[Data supplied]
— BEGIN —

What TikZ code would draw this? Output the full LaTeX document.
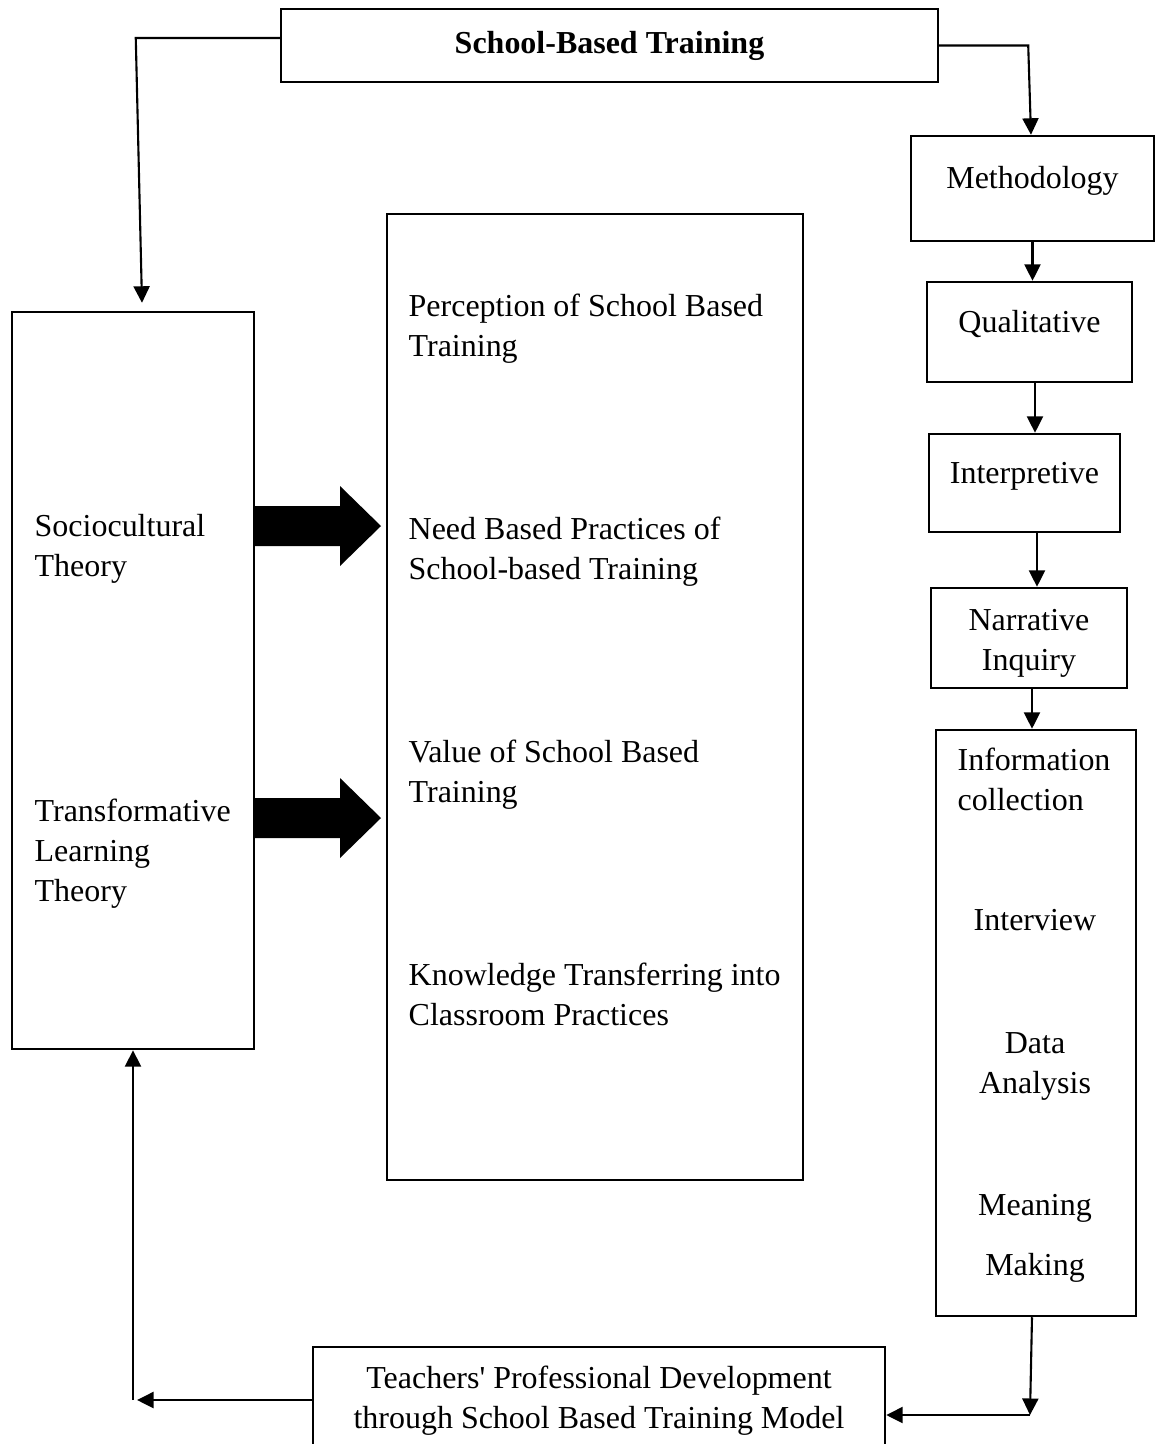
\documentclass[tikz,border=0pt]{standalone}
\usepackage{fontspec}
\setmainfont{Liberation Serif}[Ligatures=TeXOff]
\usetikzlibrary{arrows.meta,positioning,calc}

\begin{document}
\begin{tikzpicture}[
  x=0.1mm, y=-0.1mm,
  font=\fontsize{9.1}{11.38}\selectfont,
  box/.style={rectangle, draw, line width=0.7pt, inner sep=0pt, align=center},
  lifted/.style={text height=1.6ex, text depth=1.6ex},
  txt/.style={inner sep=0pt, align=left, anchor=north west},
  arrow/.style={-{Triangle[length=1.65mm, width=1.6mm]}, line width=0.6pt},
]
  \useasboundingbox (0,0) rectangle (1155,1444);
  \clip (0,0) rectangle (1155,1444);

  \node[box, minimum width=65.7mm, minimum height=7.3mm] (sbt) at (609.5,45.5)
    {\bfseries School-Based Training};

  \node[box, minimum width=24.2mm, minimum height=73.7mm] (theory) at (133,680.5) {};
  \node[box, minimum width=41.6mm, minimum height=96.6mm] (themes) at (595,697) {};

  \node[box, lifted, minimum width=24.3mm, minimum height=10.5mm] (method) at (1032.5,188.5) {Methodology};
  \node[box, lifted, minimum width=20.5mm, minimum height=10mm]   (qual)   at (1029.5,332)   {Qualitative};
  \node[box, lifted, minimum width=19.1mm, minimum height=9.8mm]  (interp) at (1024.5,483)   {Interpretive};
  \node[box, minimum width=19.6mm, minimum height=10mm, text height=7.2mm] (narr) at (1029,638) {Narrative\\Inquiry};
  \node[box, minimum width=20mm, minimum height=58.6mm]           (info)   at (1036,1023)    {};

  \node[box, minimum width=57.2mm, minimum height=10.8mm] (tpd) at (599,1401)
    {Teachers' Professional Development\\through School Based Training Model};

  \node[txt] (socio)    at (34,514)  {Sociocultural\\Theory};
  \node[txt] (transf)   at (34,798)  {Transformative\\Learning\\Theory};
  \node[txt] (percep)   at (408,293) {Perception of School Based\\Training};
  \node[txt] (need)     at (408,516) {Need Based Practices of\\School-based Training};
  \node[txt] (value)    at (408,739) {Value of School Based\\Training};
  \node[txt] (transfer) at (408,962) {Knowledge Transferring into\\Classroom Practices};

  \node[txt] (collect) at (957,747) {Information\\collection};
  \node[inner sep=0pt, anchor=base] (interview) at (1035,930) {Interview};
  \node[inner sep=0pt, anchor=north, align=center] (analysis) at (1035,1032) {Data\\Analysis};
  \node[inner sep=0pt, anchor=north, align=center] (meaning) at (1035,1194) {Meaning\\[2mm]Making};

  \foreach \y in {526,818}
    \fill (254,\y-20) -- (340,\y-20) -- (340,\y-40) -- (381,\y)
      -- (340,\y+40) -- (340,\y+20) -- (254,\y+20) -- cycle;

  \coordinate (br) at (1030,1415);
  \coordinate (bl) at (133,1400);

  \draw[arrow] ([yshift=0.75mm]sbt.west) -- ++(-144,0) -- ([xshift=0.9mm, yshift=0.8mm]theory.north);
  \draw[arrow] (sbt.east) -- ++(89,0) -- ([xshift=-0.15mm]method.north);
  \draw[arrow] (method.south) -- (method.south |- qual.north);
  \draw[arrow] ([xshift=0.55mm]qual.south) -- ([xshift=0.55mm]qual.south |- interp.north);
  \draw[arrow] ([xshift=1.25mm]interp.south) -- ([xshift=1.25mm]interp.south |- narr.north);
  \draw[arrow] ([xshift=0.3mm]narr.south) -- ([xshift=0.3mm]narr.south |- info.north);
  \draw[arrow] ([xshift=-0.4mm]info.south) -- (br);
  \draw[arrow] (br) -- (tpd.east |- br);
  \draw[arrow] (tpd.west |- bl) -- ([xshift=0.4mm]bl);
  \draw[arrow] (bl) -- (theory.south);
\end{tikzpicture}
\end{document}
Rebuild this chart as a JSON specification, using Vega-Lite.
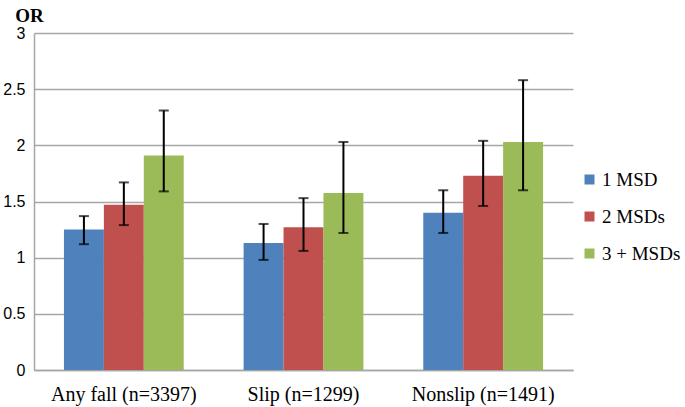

— END —

[What you have to do]
Reproduce the records word for word, please, from their first line up to and including the line that contains "minimum width=41.6mm, minimum", but no pictures.

[Exercise solution]
What TikZ code would draw this? Output the full LaTeX document.
\documentclass[tikz,border=0pt]{standalone}
\usepackage{fontspec}
\setmainfont{Liberation Serif}[Ligatures=TeXOff]
\usetikzlibrary{arrows.meta,positioning,calc}

\begin{document}
\begin{tikzpicture}[
  x=0.1mm, y=-0.1mm,
  font=\fontsize{9.1}{11.38}\selectfont,
  box/.style={rectangle, draw, line width=0.7pt, inner sep=0pt, align=center},
  lifted/.style={text height=1.6ex, text depth=1.6ex},
  txt/.style={inner sep=0pt, align=left, anchor=north west},
  arrow/.style={-{Triangle[length=1.65mm, width=1.6mm]}, line width=0.6pt},
]
  \useasboundingbox (0,0) rectangle (1155,1444);
  \clip (0,0) rectangle (1155,1444);

  \node[box, minimum width=65.7mm, minimum height=7.3mm] (sbt) at (609.5,45.5)
    {\bfseries School-Based Training};

  \node[box, minimum width=24.2mm, minimum height=73.7mm] (theory) at (133,680.5) {};
  \node[box, minimum width=41.6mm, minimum height=96.6mm] (themes) at (595,697) {};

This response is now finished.